The Blaine Planning and Zoning Commission would also have to hold a public hearing and make a recommendation before the council votes.
What was covered
While traffic has been discussed every time the Ball Road Walmart proposal comes up, the environmental assessment worksheet looked beyond the vehicles and at issues that are not always visible to the public.
Both Cathy Harrison, one of the founders of Blaine Citizens for Smart Growth, and the Minnesota Department of Natural Resources said this area is a habitat for the bullsnake, which is listed as a “state species of concern,” as well as the threatened Blanding’s Turtle.
Critical Connections Ecological Services, which contributed to the study, found no evidence of these animals or any threatened or endangered creatures or plants on the site.
The Minnesota Pollution Control Agency said a Section 404 permit from the U.S. Army Corps of Engineers and Section 401 water quality certification or waiver from the state agency may be required in order to comply with the federal Clean Water Act.

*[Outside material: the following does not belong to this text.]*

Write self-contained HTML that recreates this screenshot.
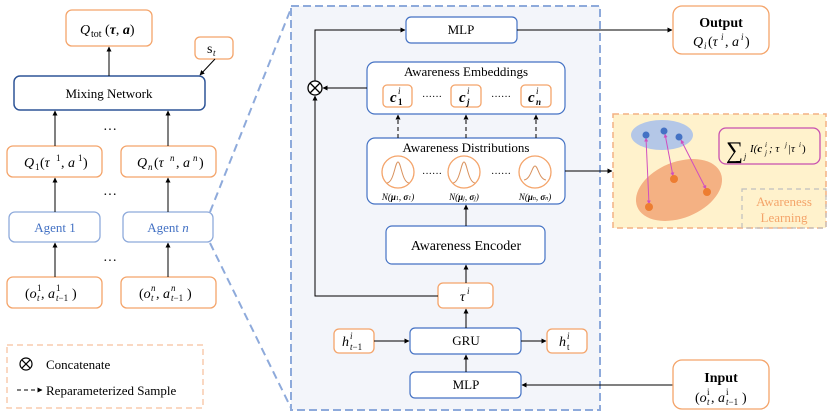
<!DOCTYPE html>
<html><head><meta charset="utf-8"><style>
html,body{margin:0;padding:0;background:#fff;}
svg text{font-family:"Liberation Serif","DejaVu Serif",serif;}
.i{font-style:italic;}
</style></head><body>
<svg width="831" height="414" viewBox="0 0 831 414" xmlns="http://www.w3.org/2000/svg" font-family="Liberation Serif, serif">
<defs>
<marker id="a" viewBox="0 0 10 10" refX="9" refY="5" markerWidth="5" markerHeight="5" orient="auto"><path d="M0,0L10,5L0,10z" fill="#000"/></marker>
<marker id="m" viewBox="0 0 10 10" refX="9" refY="5" markerWidth="4" markerHeight="4" orient="auto-start-reverse"><path d="M0,0L10,5L0,10z" fill="#d04fbf"/></marker>
</defs>
<line x1="210" y1="212" x2="292" y2="6" stroke="#8eaadb" stroke-width="2" stroke-dasharray="8,5"/>
<line x1="210" y1="243" x2="292" y2="410" stroke="#8eaadb" stroke-width="2" stroke-dasharray="8,5"/>
<g fill="#fff" stroke="#f4a46a" stroke-width="1.3">
<rect x="66" y="10" width="86" height="36" rx="6"/>
<rect x="195" y="37" width="38" height="22" rx="5"/>
<rect x="7" y="146" width="95" height="31" rx="6"/>
<rect x="121" y="146" width="95" height="31" rx="6"/>
<rect x="7" y="277" width="95" height="31" rx="6"/>
<rect x="121" y="277" width="95" height="31" rx="6"/>
</g>
<rect x="14" y="76" width="191" height="34" rx="6" fill="#fff" stroke="#2f5597" stroke-width="1.5"/>
<rect x="9" y="212" width="91" height="30" rx="6" fill="#fff" stroke="#8eaadb" stroke-width="1.3"/>
<rect x="123" y="212" width="90" height="30" rx="6" fill="#fff" stroke="#8eaadb" stroke-width="1.3"/>
<g font-size="14">
<text x="80" y="34" class="i">Q</text><text x="91" y="37" font-size="10">tot</text><text x="105" y="34">(<tspan font-weight="bold" class="i">τ</tspan>, <tspan font-weight="bold" class="i">a</tspan>)</text>
<text x="207" y="53">s</text><text x="213" y="56" font-size="9" class="i">t</text>
<text x="109" y="98" font-size="13" text-anchor="middle">Mixing Network</text>
<text x="24" y="167" class="i">Q</text><text x="35" y="170" font-size="9">1</text><text x="40" y="167">(<tspan class="i">τ</tspan></text><text x="56" y="161" font-size="9">1</text><text x="61" y="167">, <tspan class="i">a</tspan></text><text x="78" y="161" font-size="9">1</text><text x="83" y="167">)</text>
<text x="137" y="167" class="i">Q</text><text x="148" y="170" font-size="9" class="i">n</text><text x="154" y="167">(<tspan class="i">τ</tspan></text><text x="170" y="161" font-size="9" class="i">n</text><text x="176" y="167">, <tspan class="i">a</tspan></text><text x="193" y="161" font-size="9" class="i">n</text><text x="199" y="167">)</text>
<text x="55" y="232" fill="#4472c4" font-size="13" text-anchor="middle">Agent 1</text>
<text x="168" y="232" fill="#4472c4" font-size="13" text-anchor="middle">Agent <tspan class="i">n</tspan></text>
<text x="25" y="298">(<tspan class="i">o</tspan></text><text x="37" y="301" font-size="9" class="i">t</text><text x="37" y="291" font-size="9">1</text><text x="41" y="298">, <tspan class="i">a</tspan></text><text x="56" y="301" font-size="9"><tspan class="i">t</tspan>−1</text><text x="56" y="291" font-size="9">1</text><text x="72" y="298">)</text>
<text x="139" y="298">(<tspan class="i">o</tspan></text><text x="151" y="301" font-size="9" class="i">t</text><text x="151" y="291" font-size="9" class="i">n</text><text x="156" y="298">, <tspan class="i">a</tspan></text><text x="171" y="301" font-size="9"><tspan class="i">t</tspan>−1</text><text x="171" y="291" font-size="9" class="i">n</text><text x="187" y="298">)</text>
<text x="110" y="134" text-anchor="middle">···</text><text x="110" y="199" text-anchor="middle">···</text><text x="110" y="265" text-anchor="middle">···</text>
</g>
<g stroke="#000" stroke-width="1" marker-end="url(#a)">
<line x1="109" y1="76" x2="109" y2="47"/>
<line x1="215" y1="59" x2="200" y2="75"/>
<line x1="55" y1="146" x2="55" y2="111"/>
<line x1="168" y1="146" x2="168" y2="111"/>
<line x1="55" y1="212" x2="55" y2="178"/>
<line x1="168" y1="212" x2="168" y2="178"/>
<line x1="55" y1="277" x2="55" y2="243"/>
<line x1="168" y1="277" x2="168" y2="243"/>
</g>
<rect x="7" y="345" width="196" height="63" fill="#fff" stroke="#f8cbad" stroke-width="1.5" stroke-dasharray="6,4"/>
<circle cx="26" cy="364" r="6" fill="none" stroke="#000" stroke-width="1.2"/>
<path d="M21.8,359.8L30.2,368.2M30.2,359.8L21.8,368.2" stroke="#000" stroke-width="1.2"/>
<text x="46" y="369" font-size="13">Concatenate</text>
<line x1="17" y1="390" x2="42" y2="390" stroke="#000" stroke-dasharray="4,3" marker-end="url(#a)"/>
<text x="46" y="395" font-size="13">Reparameterized Sample</text>
<rect x="291" y="6" width="309" height="404" fill="#f3f5fa" stroke="#8eaadb" stroke-width="2" stroke-dasharray="8,4"/>
<g fill="#fff" stroke="#4472c4" stroke-width="1.2">
<rect x="406" y="17" width="111" height="26" rx="5"/>
<rect x="367" y="62" width="198" height="52" rx="8"/>
<rect x="367" y="138" width="198" height="66" rx="8"/>
<rect x="386" y="226" width="159" height="38" rx="6"/>
<rect x="410" y="328" width="111" height="26" rx="5"/>
<rect x="410" y="372" width="111" height="26" rx="5"/>
</g>
<g fill="#fff" stroke="#f4a46a" stroke-width="1.3">
<rect x="383" y="85" width="29" height="22" rx="4"/>
<rect x="451" y="85" width="30" height="22" rx="4"/>
<rect x="521" y="85" width="30" height="22" rx="4"/>
<rect x="438" y="283" width="55" height="25" rx="5"/>
<rect x="334" y="329" width="40" height="24" rx="5"/>
<rect x="547" y="329" width="40" height="24" rx="5"/>
<circle cx="398" cy="172" r="16"/><circle cx="464" cy="172" r="16"/><circle cx="535" cy="172" r="16"/>
</g>
<g fill="none" stroke="#d9925e" stroke-width="1">
<path d="M387,183C394,182 395,162 398,162C401,162 402,182 409,183"/>
<path d="M453,183C460,182 461,162 464,162C467,162 468,182 475,183"/>
<path d="M524,180C531,179 532,166 535,166C538,166 539,179 546,180"/>
</g>
<g font-size="13">
<text x="461" y="34" text-anchor="middle">MLP</text>
<text x="466" y="76" text-anchor="middle">Awareness Embeddings</text>
<text x="466" y="152" text-anchor="middle">Awareness Distributions</text>
<text x="466" y="250" font-size="14" text-anchor="middle">Awareness Encoder</text>
<text x="466" y="345" text-anchor="middle">GRU</text>
<text x="466" y="389" text-anchor="middle">MLP</text>
<text x="390" y="102" font-weight="bold" class="i" font-size="15">c</text><text x="398" y="105" font-size="9" font-weight="bold">1</text><text x="398" y="94" font-size="9" class="i">i</text>
<text x="459" y="102" font-weight="bold" class="i" font-size="15">c</text><text x="467" y="105" font-size="9" font-weight="bold" class="i">j</text><text x="467" y="94" font-size="9" class="i">i</text>
<text x="528" y="102" font-weight="bold" class="i" font-size="15">c</text><text x="536" y="105" font-size="9" font-weight="bold" class="i">n</text><text x="536" y="94" font-size="9" class="i">i</text>
<text x="432" y="100" font-size="10" text-anchor="middle">······</text><text x="501" y="100" font-size="10" text-anchor="middle">······</text>
<text x="432" y="177" font-size="10" text-anchor="middle">······</text><text x="501" y="177" font-size="10" text-anchor="middle">······</text>
<text x="398" y="200" font-size="9" class="i" text-anchor="middle">N(<tspan font-weight="bold">μ</tspan><tspan font-size="6">1</tspan>, <tspan font-weight="bold">σ</tspan><tspan font-size="6">1</tspan>)</text>
<text x="464" y="200" font-size="9" class="i" text-anchor="middle">N(<tspan font-weight="bold">μ</tspan><tspan font-size="6">j</tspan>, <tspan font-weight="bold">σ</tspan><tspan font-size="6">j</tspan>)</text>
<text x="535" y="200" font-size="9" class="i" text-anchor="middle">N(<tspan font-weight="bold">μ</tspan><tspan font-size="6">n</tspan>, <tspan font-weight="bold">σ</tspan><tspan font-size="6">n</tspan>)</text>
<text x="460" y="301" font-size="14" class="i">τ</text><text x="467" y="294" font-size="9" class="i">i</text>
<text x="342" y="346" font-size="14" class="i">h</text><text x="350" y="350" font-size="9"><tspan class="i">t</tspan>−1</text><text x="350" y="339" font-size="9" class="i">i</text>
<text x="559" y="346" font-size="14" class="i">h</text><text x="567" y="350" font-size="9">t</text><text x="567" y="339" font-size="9" class="i">i</text>
</g>
<circle cx="315" cy="88" r="7" fill="#fff" stroke="#000" stroke-width="1.3"/>
<path d="M310,83L320,93M320,83L310,93" stroke="#000" stroke-width="1.3"/>
<g stroke="#000" stroke-width="1" fill="none">
<polyline points="438,296 315,296 315,96" marker-end="url(#a)"/>
<polyline points="315,81 315,30 405,30" marker-end="url(#a)"/>
<line x1="367" y1="88" x2="323" y2="88" marker-end="url(#a)"/>
<line x1="398" y1="138" x2="398" y2="115" stroke-dasharray="4,3" marker-end="url(#a)"/>
<line x1="466" y1="138" x2="466" y2="115" stroke-dasharray="4,3" marker-end="url(#a)"/>
<line x1="536" y1="138" x2="536" y2="115" stroke-dasharray="4,3" marker-end="url(#a)"/>
<line x1="466" y1="226" x2="466" y2="205" marker-end="url(#a)"/>
<line x1="466" y1="283" x2="466" y2="265" marker-end="url(#a)"/>
<line x1="466" y1="328" x2="466" y2="309" marker-end="url(#a)"/>
<line x1="466" y1="372" x2="466" y2="355" marker-end="url(#a)"/>
<line x1="374" y1="341" x2="409" y2="341" marker-end="url(#a)"/>
<line x1="521" y1="341" x2="546" y2="341" marker-end="url(#a)"/>
<line x1="517" y1="30" x2="672" y2="30" marker-end="url(#a)"/>
<line x1="565" y1="171" x2="612" y2="171" marker-end="url(#a)"/>
<line x1="673" y1="385" x2="522" y2="385" marker-end="url(#a)"/>
</g>
<rect x="673" y="6" width="96" height="48" rx="9" fill="#fff" stroke="#f4a46a" stroke-width="1.3"/>
<rect x="673" y="360" width="96" height="49" rx="9" fill="#fff" stroke="#f4a46a" stroke-width="1.3"/>
<g font-size="14">
<text x="721" y="27" font-weight="bold" text-anchor="middle">Output</text>
<text x="693" y="46" class="i">Q</text><text x="704" y="49" font-size="9" class="i">i</text><text x="708" y="46">(<tspan class="i">τ</tspan></text><text x="721" y="40" font-size="9" class="i">i</text><text x="725" y="46">, <tspan class="i">a</tspan></text><text x="741" y="40" font-size="9" class="i">i</text><text x="745" y="46">)</text>
<text x="721" y="382" font-weight="bold" text-anchor="middle">Input</text>
<text x="695" y="402">(<tspan class="i">o</tspan></text><text x="707" y="405" font-size="9" class="i">t</text><text x="707" y="395" font-size="9">i</text><text x="711" y="402">, <tspan class="i">a</tspan></text><text x="726" y="405" font-size="9"><tspan class="i">t</tspan>−1</text><text x="726" y="395" font-size="9">i</text><text x="742" y="402">)</text>
</g>
<rect x="613" y="114" width="213" height="114" fill="#fff2cc" stroke="#f4b183" stroke-width="1.5" stroke-dasharray="6,4"/>
<ellipse cx="662" cy="135" rx="31" ry="15" fill="#b4c7e7"/>
<ellipse cx="679" cy="190" rx="45" ry="28" transform="rotate(-22 679 190)" fill="#f4b183"/>
<g stroke="#d04fbf" stroke-width="1" marker-end="url(#m)" marker-start="url(#m)">
<line x1="646" y1="138" x2="649" y2="204"/>
<line x1="665" y1="134" x2="673" y2="176"/>
<line x1="681" y1="140" x2="706" y2="189"/>
</g>
<g fill="#4472c4"><circle cx="646" cy="135" r="3.5"/><circle cx="664" cy="131" r="3.5"/><circle cx="679" cy="137" r="3.5"/></g>
<g fill="#ed7d31"><circle cx="674" cy="179" r="4"/><circle cx="707" cy="192" r="4"/><circle cx="649" cy="207" r="4"/></g>
<rect x="719" y="128" width="101" height="36" rx="7" fill="#fff2cc" stroke="#c850b0" stroke-width="1.3"/>
<text x="726" y="158" font-size="24">∑</text>
<text x="744" y="159" font-size="8" class="i">j</text>
<text x="750" y="152" font-size="11" class="i">I(<tspan font-weight="bold">c</tspan></text><text x="765" y="155" font-size="7" class="i">j</text><text x="765" y="147" font-size="7" class="i">i</text><text x="769" y="152" font-size="11" class="i">; τ</text><text x="785" y="147" font-size="7" class="i">j</text><text x="788" y="152" font-size="11" class="i">|τ</text><text x="799" y="147" font-size="7" class="i">i</text><text x="802" y="152" font-size="11">)</text>
<rect x="742" y="189" width="84" height="39" fill="none" stroke="#bfbfbf" stroke-width="1.2" stroke-dasharray="5,4"/>
<text x="784" y="206" font-size="13" fill="#f4a46a" text-anchor="middle">Awareness</text>
<text x="784" y="222" font-size="13" fill="#f4a46a" text-anchor="middle">Learning</text>
</svg>
</body></html>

Teresa Blossom said Fleet Farm has done a pretty good job with its parking lot lighting because the lights are downcast, but was concerned about light pollution from Walmart.
The city stated that its zoning ordinance precludes off-site impacts from retail lighting.
How a Walmart on Ball Road would impact The Village shopping center, which now has a Walmart store, is outside the scope of an environmental assessment worksheet, Councilmember Dave Clark said.
Erin Hopkins along with Teresa and William Blossom raised this question.
Clark said he has talked to realtors and developers to ask for opinions on how a Walmart could impact a neighborhood and the reactions have been mixed. While some people today may oppose it, future residents may choose to be close to this shopping option, he said.
“To be candid, to go out and say this is the exact economic impact of a Walmart, you could work for 100 years and never get an answer and you could spend an enormous amount of money,” Clark said. “To me, the biggest issue with this development is whether or not the roads are going to be able to handle the traffic.”
Teresa Blossom told the council she is concerned how this development would impact her neighborhood, where her kids walk to school.
“I’d like to do everything possible to make sure that it doesn’t go in and ruin what right now is a very good neighborhood,” she said.